Bye, bye banks: how we cut out the middlemen to put you in charge of your loan
Borrowing used to be about banks, loan sharks, and sky-high interest rates.
But not anymore — we’ve turned that old way of thinking on its head. Now, you can borrow money on your own rates and terms.
Yes — you set the amount, interest rate, and length of your loan, not some greedy banker in an expensive suit.
We’ve taken the pain out of borrowing by removing middlemen, paperwork, and credit checks.
We’ve taken the pain out of borrowing by removing middlemen, paperwork, and credit checks. Instead, we match you with people who will invest in you on your terms. It’s called Constant P2P lending — an affordable, easy way to borrow without the headaches.
Here’s how it works.
Getting a loan
- Do you own bitcoin or ethereum?
- Do you have a bank account?
- Do you have a device with an internet connection?
Answer yes to all three and you can borrow through Constant P2P lending.
We never do credit checks, hard, soft, or otherwise. We don’t care how much you’ve borrowed in the past, or whether you repaid late or not at all. With us, you’re always approved.
Most importantly, you decide the rates and terms. Go with the market or choose your own. Borrowing at market rates tends to find you a quicker match, but the choice is yours.
You can be matched in hours and have the money in your account in 1–2 days.
All we need from you is 150% of the loan amount in bitcoin or ethereum (your crypto collateral). Then, we issue your loan in Constant, USD-backed “digital dollars” you can redeem for cash (in USD or local currency), send abroad for free, or retain and enjoy the stability offered by the world’s reserve currency.
You can be matched in hours and have the money in your account in 1–2 days. There is no paperwork to sign — smart contracts on the Ethereum blockchain record the terms of your loan and ensure both you and your investor comply with them.
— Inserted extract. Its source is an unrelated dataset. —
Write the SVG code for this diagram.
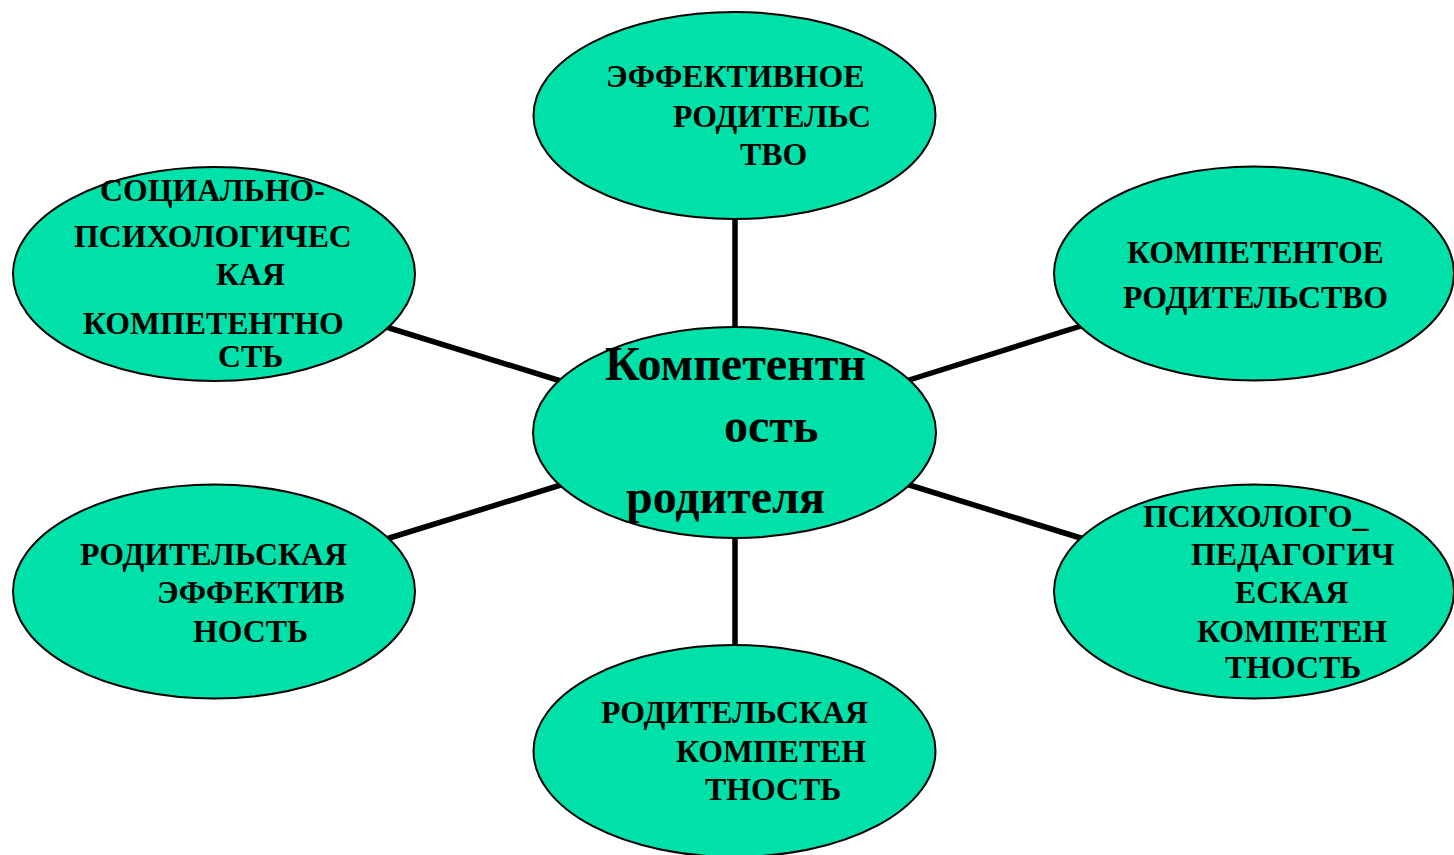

You can borrow up to 66% of your collateral’s value without fear of rejection, high interest, or onerous terms.
Why we overcollateralize loans
Your loan is secured by cryptocurrency collateral. In other words, you’re temporarily unlocking the value in digital assets in return for a cash loan. We overcollateralize, that is, ask for 150% of the loan value instead of, say, 100% for two reasons:
1. To give your collateral some leeway should it fall in value.
Cryptocurrencies are renowned for their volatility. If you were to stake just 100% of the loan value, the chances of it falling short are high. Instead, we ask you for 150%, which gives your collateral a little breathing room should the market dip.
2. To give our investors confidence.
Before investors part with their money, they need a little reassurance. They need to know their money will return a profit, otherwise they won’t invest. Staking your cryptocurrency in return for a loan therefore gives our investors the confidence to invest in you.
When compared to other crypto loan providers, our loan-to-value (LTV) ratio is one of the most generous. You can borrow up to 66% of your collateral’s value without fear of rejection, high interest, or onerous terms.
How we protect your collateral
While you put your loan to use, your collateral stays locked inside a smart contract. It contains all the details of your loan, and enforces the agreement between you and the investor automatically. We never get involved, nor do we take custody of your collateral, which removes the risk of fraud and human error.
All changes to the smart contract are validated by the Ethereum network — a blockchain containing 1,000s of validators. So even if someone wanted to run off with your crypto, it would require collusion of the entire Ethereum network.
Repaying a loan
Repaying a Constant Crypto Loan is easy. To repay, simply log into your account and deposit the required amount to settle the loan, either through a wire transfer or by buying the equivalent amount of Constant on exchanges and sending it to your Constant wallet. We’ll deduct repayment automatically once the funds are available in your Constant account.
You’ll receive plenty of notice before your term expires, after which you’ll have two days to repay the loan. At the moment, you can’t repay early (though you can deposit the repayment early, we won’t take it until the end of the term), nor can you top up your cryptocurrency collateral should it fall in value. We’re working on these features so stay tuned.
And if you can’t repay? We sell your crypto collateral to repay your investor and give you the difference (if there is any).
And if your crypto falls in value?
The crypto market might be volatile, but don’t let that dissuade you from unlocking the value of your crypto now. Our liquidation threshold is very generous. Only when your collateral falls to 110% of the investor’s combined principal plus interest to date is it liquidated.
Even if we sell your crypto to repay your investor, you still keep the loan. Apart from losing out on the potential uplift in the crypto’s value — which is not guaranteed — this could be a very small price to pay for liquidity when you need it most. But regardless, you have plenty of “room” should your crypto fall in value.